LOS ANGELES (AP) — AT&T Inc. on Sunday agreed to buy satellite TV provider DirecTV for $48.5 billion, or $95 per share, a deal both companies described as transformational as they seek to take on cable companies and online video providers, delivering content to multiple screens —on living room TVs, PCs, tablets and mobile phones.
With 5.7 million U-verse TV customers and 20.3 million DirecTV customers in the U.S., the combined AT&T-DirecTV would serve 26 million. That would make it the second-largest pay TV operator behind a combined Comcast-Time Warner Cable, which would serve 30 million under a $45 billion merger proposed in February.
"What it does is it gives us the pieces to fulfill a vision we've had for a couple of years - the ability to take premium content and deliver it across multiple points: your smartphone, tablet, television or laptop," AT&T's Chairman and CEO Randall Stephenson said on a conference call with journalists Sunday.
The companies are aiming to eke out $1.6 billion in annual cost savings in an increasingly expensive and maturing pay TV business.
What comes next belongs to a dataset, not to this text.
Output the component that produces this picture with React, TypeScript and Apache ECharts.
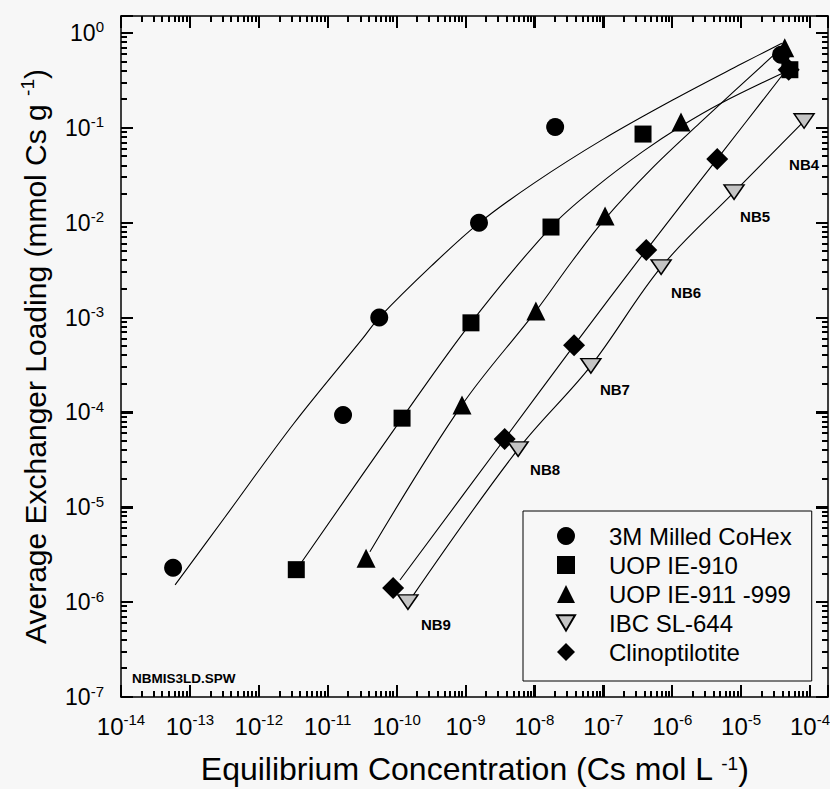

The extra cash flow gives AT&T more ability to invest in its landline and mobile networks for broader reach and faster speeds in a market where it risks falling behind a bulked up Comcast-Time Warner Cable.
The companies promised consumer benefits like more economical bundles that tie mobile phone, pay TV and Internet service together on a single bill.
But the deal could face unique regulatory scrutiny from the Federal Communications Commission and Department of Justice. Unlike the cable company tie-up, the AT&T-DirecTV merger would effectively cut the number of video providers from four to three for about 25 percent of U.S. households. That's a situation that could result in higher prices for consumers and usually gives regulators cause for concern.